Stated exercise
Starting at the first line of the data, print each line verbatim up to and including the line bearing "dashes=(2.5, 1.5), label='ЛДПР')", omitting pictures.

Source data
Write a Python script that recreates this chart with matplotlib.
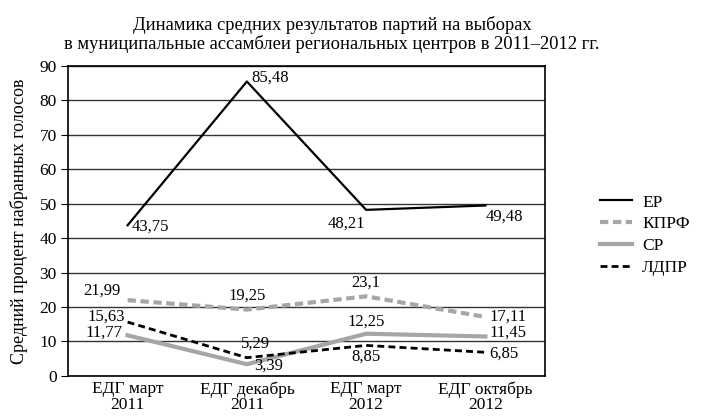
import matplotlib.pyplot as plt
import numpy as np

plt.rcParams['font.family'] = ['Liberation Serif', 'DejaVu Serif']
plt.rcParams['font.size'] = 12.5

categories = ['ЕДГ март\n2011', 'ЕДГ декабрь\n2011', 'ЕДГ март\n2012', 'ЕДГ октябрь\n2012']
er = [43.75, 85.48, 48.21, 49.48]
kprf = [21.99, 19.25, 23.1, 17.11]
sr = [11.77, 3.39, 12.25, 11.45]
ldpr = [15.63, 5.29, 8.85, 6.85]

x = np.arange(len(categories))

fig = plt.figure(figsize=(7.11, 4.2), dpi=100)
ax = fig.add_axes([0.0956, 0.105, 0.671, 0.738])

ax.plot(x, er, '-', color='black', lw=1.6, label='ЕР')
ax.plot(x, kprf, '--', color='#a6a6a6', lw=3, dashes=(2, 1.1), label='КПРФ')
ax.plot(x, sr, '-', color='#a6a6a6', lw=3, label='СР')
ax.plot(x, ldpr, '--', color='black', lw=2, dashes=(2.5, 1.5), label='ЛДПР')

ax.set_xlim(-0.5, 3.5)
ax.set_ylim(0, 90)
ax.set_yticks(np.arange(0, 91, 10))
ax.set_xticks(x)
ax.set_xticklabels(categories, linespacing=0.95)
ax.tick_params(axis='x', length=0, pad=4)
ax.tick_params(axis='y', length=5, direction='out', pad=3)
ax.yaxis.grid(True, color='#333333', lw=1)
ax.set_axisbelow(True)
for s in ax.spines.values():
    s.set_color('black')
    s.set_linewidth(1.2)
ax.set_ylabel('Средний процент набранных голосов', fontsize=13, labelpad=8)

def lab(xi, yi, txt, dx, dy, ha, va):
    ax.annotate(txt, (xi, yi), xytext=(dx, dy), textcoords='offset points',
                ha=ha, va=va, fontsize=12)

fmt = lambda v: ('%g' % v).replace('.', ',')

# ЕР
lab(0, er[0], fmt(er[0]), 3, -1, 'left', 'center')
lab(1, er[1], fmt(er[1]), 3, 3, 'left', 'center')
lab(2, er[2], fmt(er[2]), -1, -4, 'right', 'top')
lab(3, er[3], fmt(er[3]), 0, -2, 'left', 'top')
# КПРФ
lab(0, kprf[0], fmt(kprf[0]), -5, 1, 'right', 'bottom')
lab(1, kprf[1], fmt(kprf[1]), 0, 4, 'center', 'bottom')
lab(2, kprf[2], fmt(kprf[2]), 0, 4, 'center', 'bottom')
lab(3, kprf[3], fmt(kprf[3]), 3, 0, 'left', 'center')
# СР
lab(0, sr[0], fmt(sr[0]), -4, 2, 'right', 'center')
lab(1, sr[1], fmt(sr[1]), 5, -1, 'left', 'center')
lab(2, sr[2], fmt(sr[2]), 0, 3, 'center', 'bottom')
lab(3, sr[3], fmt(sr[3]), 3, 3, 'left', 'center')
# ЛДПР
lab(0, ldpr[0], fmt(ldpr[0]), -2, 4, 'right', 'center')
lab(1, ldpr[1], fmt(ldpr[1]), 6, 4, 'center', 'bottom')
lab(2, ldpr[2], fmt(ldpr[2]), 0, -2, 'center', 'top')
lab(3, ldpr[3], fmt(ldpr[3]), 3, -1, 'left', 'center')

fig.text(0.467, 0.962, 'Динамика средних результатов партий на выборах\n'
         'в муниципальные ассамблеи региональных центров в 2011–2012 гг.',
         ha='center', va='top', fontsize=13.3, linespacing=1.05)

fig.legend(loc='center left', bbox_to_anchor=(591 / 711, 1 - 235 / 420),
           bbox_transform=fig.transFigure, frameon=False, borderpad=0,
           handlelength=1.85, handletextpad=0.6, labelspacing=0.32,
           fontsize=12.5)

fig.savefig('out.png', dpi=100)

Output for this task
Write a Python script that recreates this chart with matplotlib.
import matplotlib.pyplot as plt
import numpy as np

plt.rcParams['font.family'] = ['Liberation Serif', 'DejaVu Serif']
plt.rcParams['font.size'] = 12.5

categories = ['ЕДГ март\n2011', 'ЕДГ декабрь\n2011', 'ЕДГ март\n2012', 'ЕДГ октябрь\n2012']
er = [43.75, 85.48, 48.21, 49.48]
kprf = [21.99, 19.25, 23.1, 17.11]
sr = [11.77, 3.39, 12.25, 11.45]
ldpr = [15.63, 5.29, 8.85, 6.85]

x = np.arange(len(categories))

fig = plt.figure(figsize=(7.11, 4.2), dpi=100)
ax = fig.add_axes([0.0956, 0.105, 0.671, 0.738])

ax.plot(x, er, '-', color='black', lw=1.6, label='ЕР')
ax.plot(x, kprf, '--', color='#a6a6a6', lw=3, dashes=(2, 1.1), label='КПРФ')
ax.plot(x, sr, '-', color='#a6a6a6', lw=3, label='СР')
ax.plot(x, ldpr, '--', color='black', lw=2, dashes=(2.5, 1.5), label='ЛДПР')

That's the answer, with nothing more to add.